■ **EXERCISE BRIEF**: Print the lines of the listing below verbatim from its first line through the line bearing "from matplotlib.colors import ListedColormap". Any pictures are to be omitted.

■ **INFORMATION PROVIDED**:

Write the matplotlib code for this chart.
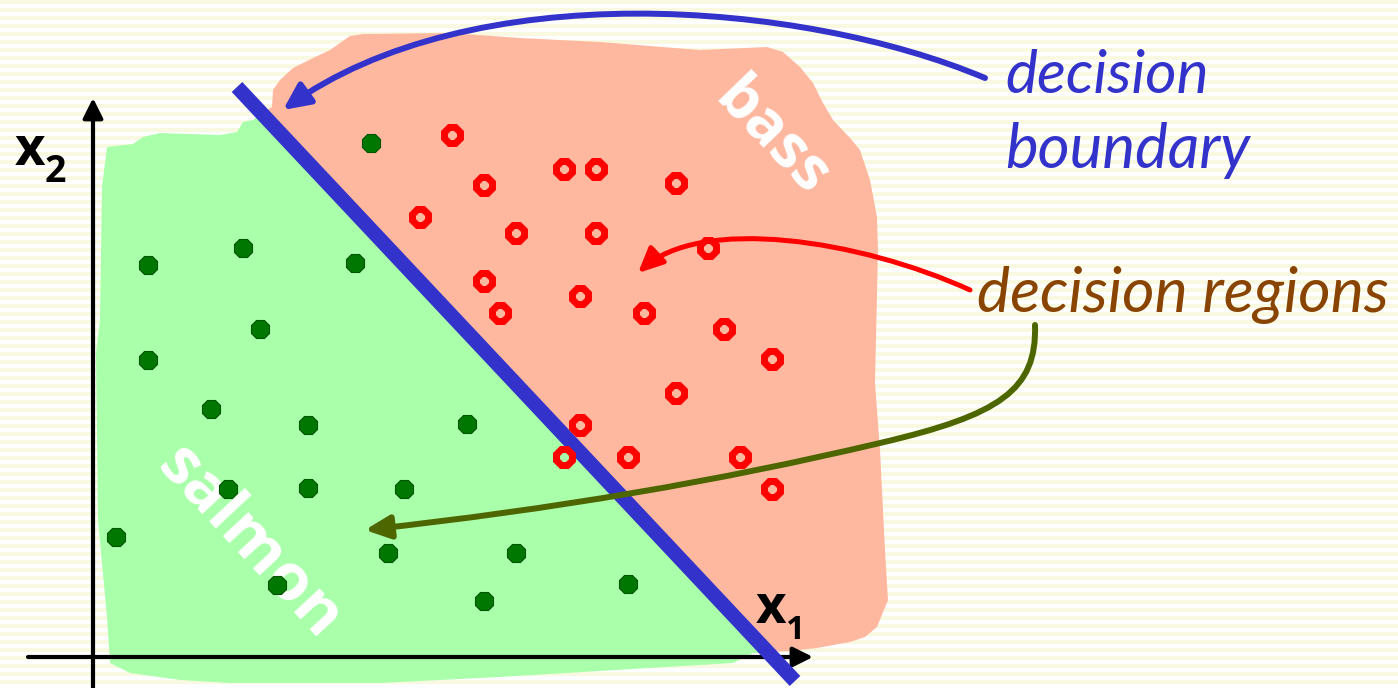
import numpy as np
import matplotlib
matplotlib.use("Agg")
import matplotlib.pyplot as plt
from matplotlib.patches import Polygon, FancyArrowPatch
from matplotlib.path import Path
from matplotlib.colors import ListedColormap

# ---------------- data (pixel-space drawing coordinates) ----------------
salmon_x = [272, 273, 280, 293, 313, 330, 340, 350, 363, 450, 520, 600, 700, 767, 783, 800, 813,
            823, 833, 850, 860, 870, 877, 878, 875, 880, 885, 888, 877, 865, 850, 817, 790, 768]
salmon_y = [107, 90, 80, 68, 58, 50, 43, 36, 34, 33, 38, 42, 50, 47, 52, 67, 83,
            103, 120, 138, 150, 180, 217, 250, 383, 450, 550, 600, 627, 637, 642, 648, 651, 652]

green_x = [262, 253, 243, 237, 220, 160, 143, 133, 107, 102, 100, 96, 98, 107, 110, 130, 180,
           230, 380, 500, 733, 753, 769]
green_y = [113, 120, 122, 132, 135, 133, 137, 144, 147, 187, 320, 353, 520, 617, 663, 673, 680,
           683, 683, 677, 663, 653, 653]

boundary_x = [237, 795]
boundary_y = [87, 681]

salmon_pts_x = [371, 148, 243, 355, 260, 148, 211, 308, 467, 228, 308, 404, 116, 388, 516, 277, 484, 628]
salmon_pts_y = [143, 265, 248, 263, 329, 360, 409, 425, 424, 489, 488, 489, 537, 553, 553, 585, 601, 584]

bass_pts_x = [452, 564, 596, 676, 484, 420, 516, 596, 708, 484, 580, 500, 644, 724, 772, 676, 580,
              564, 628, 740, 772]
bass_pts_y = [135, 169, 169, 183, 185, 217, 233, 233, 248, 281, 296, 313, 313, 329, 359, 393, 425,
              457, 457, 457, 489]

# ---------------- style ----------------
BG_CREAM = "#f8f9e0"
SALMON = "#ffb8a0"
LIGHTGREEN = "#aaffaa"
BLUE = "#3333cc"
RED = "#ff0000"
OLIVE = "#4d6600"
BROWN = "#884400"
DKGREEN = "#007700"

W, H = 1398, 688
fig = plt.figure(figsize=(W / 100, H / 100), dpi=100)
ax = fig.add_axes([0, 0, 1, 1])
ax.set_xlim(0, W)
ax.set_ylim(H, 0)
ax.axis("off")

# striped background
rows = np.arange(H)
stripe = ((rows % 8) < 4).astype(float)[:, None]
ax.imshow(stripe, cmap=ListedColormap(["white", BG_CREAM]), extent=[0, W, H, 0],
          aspect="auto", interpolation="nearest", zorder=0)

# regions
sal_poly = list(zip(salmon_x, salmon_y)) + [(262, 113)]
ax.add_patch(Polygon(sal_poly, closed=True, facecolor=SALMON, edgecolor="none", zorder=1))
ax.add_patch(Polygon(list(zip(green_x, green_y)), closed=True, facecolor=LIGHTGREEN,
                     edgecolor="none", zorder=1))

# region labels
ax.text(249, 543, "salmon", color="white", fontsize=47, family="Open Sans", weight="bold",
        rotation=-47, rotation_mode="anchor", ha="center", va="center", zorder=2)
ax.text(771, 138, "bass", color="white", fontsize=44, family="Open Sans", weight="bold",
        rotation=-46, rotation_mode="anchor", ha="center", va="center", zorder=2)

# axes
ax.add_patch(FancyArrowPatch((93, 700), (93, 98), arrowstyle="-|>,head_length=0.6,head_width=0.3",
                             mutation_scale=20, lw=3, color="black", shrinkA=0, shrinkB=0, zorder=3))
ax.add_patch(FancyArrowPatch((28, 657), (813, 657), arrowstyle="-|>,head_length=0.6,head_width=0.3",
                             mutation_scale=20, lw=3, color="black", shrinkA=0, shrinkB=0, zorder=3))

# points
ax.plot(salmon_pts_x, salmon_pts_y, linestyle="none", marker="8", markersize=14,
        markerfacecolor=DKGREEN, markeredgecolor="#005500", markeredgewidth=0.8, zorder=4)

# decision boundary
ax.plot(boundary_x, boundary_y, color=BLUE, lw=10.5, solid_capstyle="butt", zorder=5)

ax.plot(bass_pts_x, bass_pts_y, linestyle="none", marker="8", markersize=13,
        markerfacecolor="none", markeredgecolor=RED, markeredgewidth=5.0, zorder=6)

# axis labels
ax.text(15, 165, "x", fontsize=38, family="Open Sans", weight="bold", color="black", va="baseline")
ax.text(45, 182, "2", fontsize=27, family="Open Sans", weight="bold", color="black", va="baseline")
ax.text(756, 623, "x", fontsize=38, family="Open Sans", weight="bold", color="black", va="baseline", zorder=7)
ax.text(786, 639, "1", fontsize=24, family="Open Sans", weight="bold", color="black", va="baseline", zorder=7)

# annotation arrows
blue_path = Path([(985, 78), (800, 0), (470, -25), (283, 110)],
                 [Path.MOVETO, Path.CURVE4, Path.CURVE4, Path.CURVE4])
ax.add_patch(FancyArrowPatch(path=blue_path, arrowstyle="-|>,head_length=0.8,head_width=0.38",
                             mutation_scale=20, lw=4.3, color=BLUE, zorder=7))
red_path = Path([(970, 290), (860, 240), (700, 215), (638, 273)],
                [Path.MOVETO, Path.CURVE4, Path.CURVE4, Path.CURVE4])
ax.add_patch(FancyArrowPatch(path=red_path, arrowstyle="-|>,head_length=0.75,head_width=0.35",
                             mutation_scale=20, lw=3.6, color=RED, zorder=7))
olive_path = Path([(1035, 325), (1037, 390), (1000, 415), (880, 443), (640, 500), (365, 530)],
                  [Path.MOVETO, Path.CURVE4, Path.CURVE4, Path.CURVE4, Path.CURVE3, Path.CURVE3])
ax.add_patch(FancyArrowPatch(path=olive_path, arrowstyle="-|>,head_length=0.75,head_width=0.35",
                             mutation_scale=20, lw=4.3, color=OLIVE, zorder=7))

# annotation texts
ax.text(1005, 93, "decision", fontsize=43.5, family="Lato", style="italic", color=BLUE, va="baseline")
ax.text(1005, 168, "boundary", fontsize=44.5, family="Lato", style="italic", color=BLUE, va="baseline")
ax.text(977, 312, "decision regions", fontsize=45, family="Lato", style="italic", color=BROWN, va="baseline")

fig.savefig("out.png", dpi=100)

■ **TASK ANSWER**:
Write the matplotlib code for this chart.
import numpy as np
import matplotlib
matplotlib.use("Agg")
import matplotlib.pyplot as plt
from matplotlib.patches import Polygon, FancyArrowPatch
from matplotlib.path import Path
from matplotlib.colors import ListedColormap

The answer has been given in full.